Despite business leaders' views on sustainability-related IT, however, the report reveals that action is not matching ambition — especially when it comes to AI technology. Almost universally, respondents had a positive take on AI's potential for sustainability: 9 out of 10 surveyed executives agree that AI will positively influence achieving their sustainability goals. However, the report found that 56% of organizations are not yet actively using AI for sustainability. This discrepancy may come from budgetary constraints, as survey respondents identified financial planning as the top challenge to investing in sustainability.

According to the report, 48% of IT for sustainability investments are "one-off" rather than funded from a regular operational budget. To responsibly tap into the potential of AI, organizations also need to account for the energy use it demands—something leaders are trying hard to mitigate. This new trend of AI adoption is galvanizing organizations to employ more sustainable practices, such as optimizing data processing locations, investing in energy-efficient processors, and leveraging open-source collaborations. These strategies can not only reduce the environmental footprint of AI but also enhance operational efficiency and cost-effectiveness. Finding the right AI talent is also an issue: staying staffed with experienced workers amid current skills shortages is one of the top three sustainability business challenges leaders are facing, according to the report.
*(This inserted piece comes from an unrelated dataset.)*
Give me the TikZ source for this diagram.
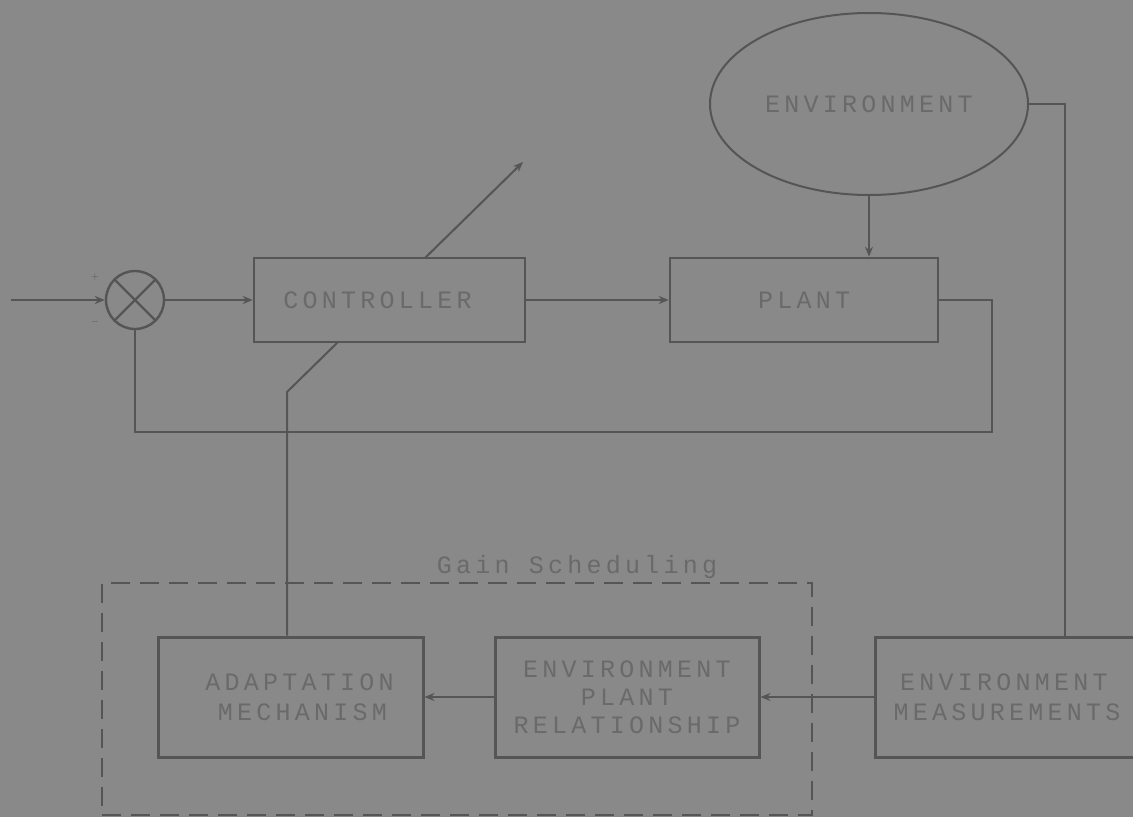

As organizations continue to embed sustainable practices and technology into their operations, one key question remains unanswered: How do you measure sustainability? Surveyed leaders mostly looked to resource efficiency, citing renewable energy consumption, total energy consumption, and recycling as their top 3 KPIs for sustainability outcomes. The report also revealed that measuring sustainability KPIs is a top-three current challenge faced by respondents. 50% of business leaders noted that their data to measure sustainability KPIs isn't mature, which can make the reporting process even more challenging.

Over half of respondents agree that reporting and compliance are challenging for their organization, yet only some (29%) of respondents identified improving the accuracy of reporting as one of the top 3 benefits they would most appreciate from implementing new technology. The report also revealed a significant disconnect between top executives and their staff when it comes to sustainability perceptions and expectations. C-suite executives are more optimistic than their vice presidents and directors when it comes to bolstering climate resiliency. Indeed, 67% of top executives surveyed viewed their climate resiliency efforts as proactive, compared to just 56% of lower-level decision-makers. This disparity spans topics including financial risks, physical infrastructure risks, and supply chain risks.